Pero Kaufman y Broad se limitan a poner de manifiesto el método que subyace bajo la aparente demencia del desierto urbano de Los Ángeles. Los árboles de Josué desechados, el despilfarro irresponsable de agua, los muros claustrofóbicos y los nombres ridículos constituyen tanto una polémica con el urbanismo incipiente como una agresión a una naturaleza en peligro. La lógica utópica (literalmente, no-lugar) de su parcelación en áreas esterilizadas desprovistas de naturaleza e historia, planificadas únicamente para el consumo privado de las familias, evoca buena parte de la evolución del sur de California y su construcción de viviendas en serie. Pero los promotores no se limitan a volver a empaquetar el mito (la buena vida de las áreas residenciales) para la nueva generación, también dan pábulo al nuevo y rampante miedo a la ciudad.

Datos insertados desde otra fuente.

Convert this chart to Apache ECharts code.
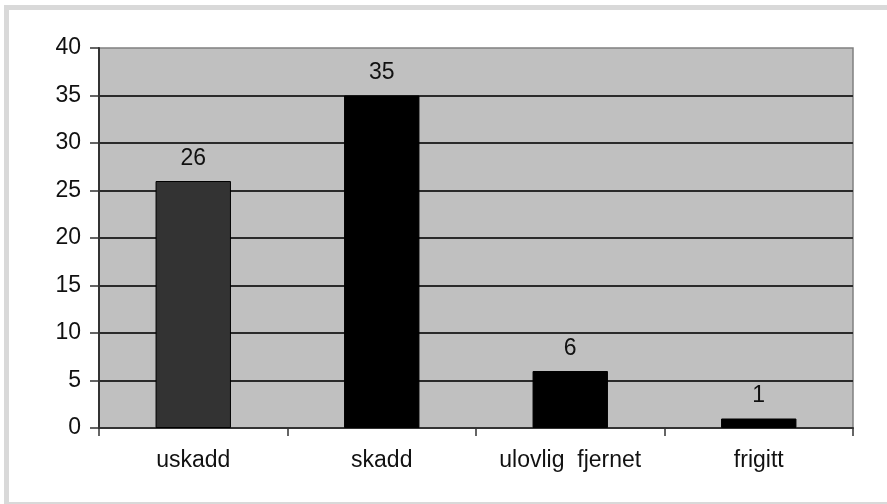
<!DOCTYPE html>
<html>
<head>
<meta charset="utf-8">
<style>
  html, body { margin: 0; padding: 0; background: #ffffff; }
  #chart { width: 887px; height: 504px; }
</style>
<script src="https://cdn.jsdelivr.net/npm/echarts@6/dist/echarts.min.js"></script>
</head>
<body>
<div id="chart"></div>
<script>
const categories = ['uskadd', 'skadd', 'ulovlig  fjernet', 'frigitt'];
const values = [26, 35, 6, 1];
const barColors = ['#333333', '#000000', '#000000', '#000000'];
const yMin = 0, yMax = 40, yStep = 5;

const chart = echarts.init(document.getElementById('chart'), null, { renderer: 'canvas' });
const font = '"Liberation Sans", Arial, sans-serif';
chart.setOption({
  animation: false,
  backgroundColor: '#ffffff',
  graphic: [{
    type: 'rect',
    shape: { x: 6.5, y: 7.5, width: 900, height: 497 },
    style: { fill: 'none', stroke: '#d9d9d9', lineWidth: 5 },
    silent: true, z: -10
  }],
  grid: {
    left: 99, right: 34, top: 48, bottom: 76,
    show: true, backgroundColor: '#c0c0c0', borderColor: '#808080', borderWidth: 1.5
  },
  xAxis: {
    type: 'category',
    data: categories,
    axisLine: { lineStyle: { color: '#333333', width: 2 } },
    axisTick: { show: true, length: 8, lineStyle: { color: '#333333', width: 1.5 } },
    axisLabel: { color: '#111111', fontSize: 23, fontFamily: font, margin: 21 },
    splitLine: { show: false }
  },
  yAxis: {
    type: 'value',
    min: yMin, max: yMax, interval: yStep,
    axisLine: { show: true, lineStyle: { color: '#333333', width: 2 } },
    axisTick: { show: true, length: 9, lineStyle: { color: '#333333', width: 1.5 } },
    axisLabel: { color: '#111111', fontSize: 23, fontFamily: font, margin: 18 },
    splitLine: { show: true, showMaxLine: false, lineStyle: { color: '#2a2a2a', width: 2 } }
  },
  series: [{
    type: 'bar',
    data: values.map((v, i) => ({
      value: v,
      itemStyle: { color: barColors[i], borderColor: '#000000', borderWidth: 1 }
    })),
    barWidth: '40%',
    label: {
      show: true, position: 'top', distance: 11,
      color: '#111111', fontSize: 23, fontFamily: font
    }
  }]
});
</script>
</body>
</html>
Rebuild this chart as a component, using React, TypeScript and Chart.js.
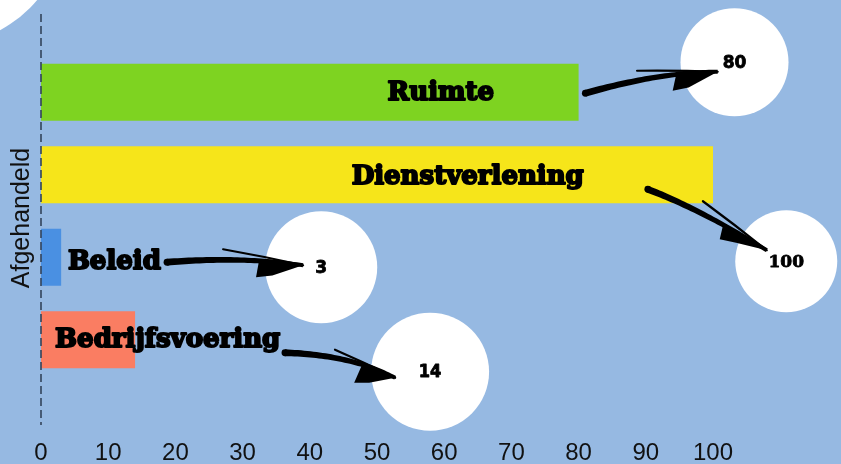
import { useEffect, useRef } from "react";
import { Chart, registerables } from "chart.js";

Chart.register(...registerables);

const categories = ["Ruimte", "Dienstverlening", "Beleid", "Bedrijfsvoering"];
const values = [80, 100, 3, 14];
const valueLabels = ["80", "100", "3", "14"];
const barColors = ["#7ed321", "#f6e51a", "#4a90e2", "#fa7d62"];
const axisTitle = "Afgehandeld";

type Pt = { v: number; dy: number };
type Deco = {
  label: Pt;
  align: CanvasTextAlign;
  circle: Pt;
  r: number;
  valueFont: string;
  tail: Pt;
  ctrl: Pt;
  tip: Pt;
  barb: Pt;
  thin: Pt;
};

const decos: Deco[] = [
  { label: { v: 59.5, dy: 1 }, align: "center", circle: { v: 103.2, dy: -30 }, r: 54,
    valueFont: "bold 17px 'DejaVu Sans', sans-serif",
    tail: { v: 81, dy: 1 }, ctrl: { v: 92, dy: -20 }, tip: { v: 100.7, dy: -20.5 }, barb: { v: 94, dy: -1.5 }, thin: { v: 88.7, dy: -21.5 } },
  { label: { v: 63.5, dy: 2.5 }, align: "center", circle: { v: 110.9, dy: 86.5 }, r: 51,
    valueFont: "bold 17px 'DejaVu Serif', serif",
    tail: { v: 90.3, dy: 14.5 }, ctrl: { v: 98.1, dy: 34.5 }, tip: { v: 108, dy: 75.5 }, barb: { v: 101, dy: 64.5 }, thin: { v: 98.5, dy: 26.5 } },
  { label: { v: 4, dy: 5 }, align: "left", circle: { v: 41.7, dy: 10 }, r: 56,
    valueFont: "bold 17px 'DejaVu Sans', sans-serif",
    tail: { v: 18.75, dy: 5 }, ctrl: { v: 29.6, dy: -1 }, tip: { v: 39, dy: 8 }, barb: { v: 32, dy: 20 }, thin: { v: 27.1, dy: -8 } },
  { label: { v: 2.1, dy: 0 }, align: "left", circle: { v: 57.9, dy: 32 }, r: 59,
    valueFont: "bold 18px 'DejaVu Sans Condensed', 'DejaVu Sans', sans-serif",
    tail: { v: 36.3, dy: 13 }, ctrl: { v: 46, dy: 15 }, tip: { v: 52.7, dy: 38 }, barb: { v: 46.6, dy: 43 }, thin: { v: 43.75, dy: 10 } },
];

function quad(a: number[], c: number[], b: number[], t: number) {
  const u = 1 - t;
  return [u * u * a[0] + 2 * u * t * c[0] + t * t * b[0], u * u * a[1] + 2 * u * t * c[1] + t * t * b[1]];
}
function quadD(a: number[], c: number[], b: number[], t: number) {
  const u = 1 - t;
  return [2 * u * (c[0] - a[0]) + 2 * t * (b[0] - c[0]), 2 * u * (c[1] - a[1]) + 2 * t * (b[1] - c[1])];
}

function brushArrow(ctx: CanvasRenderingContext2D, tail: number[], ctrl: number[], tip: number[], barb: number[], thin: number[]) {
  ctx.save();
  ctx.fillStyle = "#000";
  ctx.strokeStyle = "#000";
  const N = 40;
  const left: number[][] = [];
  const right: number[][] = [];
  for (let i = 0; i <= N; i++) {
    const t = i / N;
    const p = quad(tail, ctrl, tip, t);
    const d = quadD(tail, ctrl, tip, t);
    const len = Math.hypot(d[0], d[1]) || 1;
    const nx = -d[1] / len, ny = d[0] / len;
    const w = 3.4 * (1 - t) + 2.0 * t;
    left.push([p[0] + nx * w, p[1] + ny * w]);
    right.push([p[0] - nx * w, p[1] - ny * w]);
  }
  ctx.beginPath();
  ctx.moveTo(left[0][0], left[0][1]);
  left.forEach((p) => ctx.lineTo(p[0], p[1]));
  for (let i = right.length - 1; i >= 0; i--) ctx.lineTo(right[i][0], right[i][1]);
  ctx.closePath();
  ctx.fill();
  ctx.beginPath();
  ctx.arc(tail[0], tail[1], 3.4, 0, Math.PI * 2);
  ctx.fill();
  ctx.lineWidth = 2.2;
  ctx.lineCap = "round";
  ctx.beginPath();
  ctx.moveTo(thin[0], thin[1]);
  const mx = (thin[0] + tip[0]) / 2, my = (thin[1] + tip[1]) / 2 - 1;
  ctx.quadraticCurveTo(mx, my, tip[0], tip[1]);
  ctx.stroke();
  const back = quad(tail, ctrl, tip, 0.66);
  const bx = barb[0] + (tip[0] - barb[0]) * 0.22, by = barb[1] + (tip[1] - barb[1]) * 0.22;
  ctx.beginPath();
  ctx.moveTo(tip[0], tip[1]);
  ctx.lineTo(back[0], back[1]);
  ctx.lineTo(barb[0], barb[1]);
  ctx.lineTo(bx + 6, by + 1);
  ctx.closePath();
  ctx.fill();
  ctx.restore();
}

const decorPlugin = {
  id: "decor",
  beforeDraw(chart: any) {
    const ctx: CanvasRenderingContext2D = chart.ctx;
    ctx.save();
    ctx.fillStyle = "#96b9e2";
    ctx.fillRect(0, 0, chart.width, chart.height);
    ctx.fillStyle = "#ffffff";
    ctx.beginPath();
    ctx.arc(-62, -84, 130, 0, Math.PI * 2);
    ctx.fill();
    ctx.translate(22, 218);
    ctx.rotate(-Math.PI / 2);
    ctx.fillStyle = "#111";
    ctx.font = "25px 'Liberation Sans', Arial, sans-serif";
    ctx.textAlign = "center";
    ctx.textBaseline = "middle";
    ctx.fillText(axisTitle, 0, 0);
    ctx.restore();
  },
  afterDatasetsDraw(chart: any) {
    const ctx: CanvasRenderingContext2D = chart.ctx;
    const xs = chart.scales.x;
    const ys = chart.scales.y;
    const P = (p: Pt, i: number) => [xs.getPixelForValue(p.v), ys.getPixelForValue(i) + p.dy];
    ctx.save();
    const x0 = xs.getPixelForValue(0);
    ctx.strokeStyle = "#33445a";
    ctx.lineWidth = 1.6;
    ctx.setLineDash([8, 4]);
    ctx.beginPath();
    ctx.moveTo(x0, chart.chartArea.top - 37);
    ctx.lineTo(x0, chart.chartArea.bottom + 44);
    ctx.stroke();
    ctx.setLineDash([]);
    decos.forEach((d, i) => {
      const c = P(d.circle, i);
      ctx.fillStyle = "#ffffff";
      ctx.beginPath();
      ctx.arc(c[0], c[1], d.r, 0, Math.PI * 2);
      ctx.fill();
    });
    decos.forEach((d, i) => {
      brushArrow(ctx, P(d.tail, i), P(d.ctrl, i), P(d.tip, i), P(d.barb, i), P(d.thin, i));
    });
    ctx.textBaseline = "middle";
    decos.forEach((d, i) => {
      const p = P(d.label, i);
      ctx.font = "bold 26px 'DejaVu Serif', serif";
      ctx.textAlign = d.align;
      ctx.fillStyle = "#000";
      ctx.strokeStyle = "#000";
      ctx.lineWidth = 2;
      ctx.lineJoin = "round";
      ctx.strokeText(categories[i], p[0], p[1]);
      ctx.fillText(categories[i], p[0], p[1]);
      const c = P(d.circle, i);
      ctx.font = d.valueFont;
      ctx.textAlign = "center";
      ctx.lineWidth = 0.8;
      ctx.strokeText(valueLabels[i], c[0], c[1] + 1);
      ctx.fillText(valueLabels[i], c[0], c[1] + 1);
    });
    ctx.restore();
  },
};

export default function App() {
  const ref = useRef<HTMLCanvasElement | null>(null);
  useEffect(() => {
    if (!ref.current) return;
    const chart = new Chart(ref.current, {
      type: "bar",
      data: {
        labels: categories,
        datasets: [
          {
            data: values,
            backgroundColor: barColors,
            barPercentage: 0.69,
            categoryPercentage: 1,
            borderWidth: 0,
          },
        ],
      },
      options: {
        indexAxis: "y",
        animation: false,
        responsive: false,
        devicePixelRatio: 1,
        layout: { padding: { left: 41, right: 128, top: 51, bottom: 0 } },
        plugins: { legend: { display: false }, tooltip: { enabled: false } },
        scales: {
          x: {
            min: 0,
            max: 100,
            ticks: {
              stepSize: 10,
              padding: 58,
              maxRotation: 0,
              minRotation: 0,
              color: "#111",
              font: { family: "'Liberation Sans', Arial, sans-serif", size: 24 },
            },
            grid: { display: false, drawTicks: false },
            border: { display: false },
            afterFit: (s: any) => {
              s.height = 83;
              s.paddingLeft = 0;
              s.paddingRight = 0;
            },
          },
          y: {
            display: false,
            afterFit: (s: any) => {
              s.width = 0;
            },
          },
        },
      },
      plugins: [decorPlugin],
    } as any);
    return () => chart.destroy();
  }, []);
  return (
    <div style={{ position: "absolute", left: 0, top: 0, width: 841, height: 464 }}>
      <canvas ref={ref} width={841} height={464} style={{ display: "block", width: 841, height: 464 }} />
    </div>
  );
}
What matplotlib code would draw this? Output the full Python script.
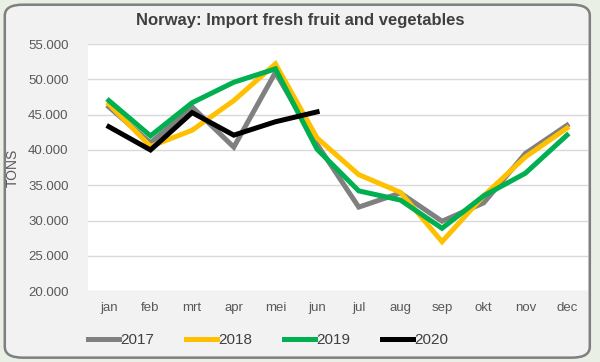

La ansiedad social, como le gusta recordarnos a la sociología urbana, no es otra cosa que la dificultad para asimilar los cambios. ¿Pero quién ha previsto o ha asimilado la escala del cambio en el sur de California a lo largo de los últimos quince años? La galaxia urbana bajo la influencia de Los Ángeles, que se extiende ya desde los hogares tipo club de campo de Santa Bárbara hasta las cabañas coloniales de Ensenada; hasta el límite de Llano en la parte superior del desierto y el valle de Coachella hacia abajo; con una superficie construida que equivale aproximadamente al tamaño de Irlanda y un producto interior bruto mayor que el de la India, es la metrópolis de crecimiento más acelerado en el mundo industrializado. Su población actual es de quince millones, comprende seis condados y una porción de la Baja California, y se agrupa en torno a dos megacentros (Los Ángeles y San Diego-Tijuana) y una docena de grandes centros urbanos en expansión; se prevé que, para la próxima generación, la población aumente en siete u ocho millones. La inmensa mayoría de estos nuevos habitantes no serán anglosajones, lo que alejará aún más el balance étnico de la hegemonía de los wasp (anglosajones blancos y protestantes) y lo inclinará hacia la diversidad multiétnica del próximo siglo. (Los anglosajones se convirtieron en minoría en el condado y la ciudad de Los Ángeles durante los ochenta, como lo harán en el estado antes de 2010).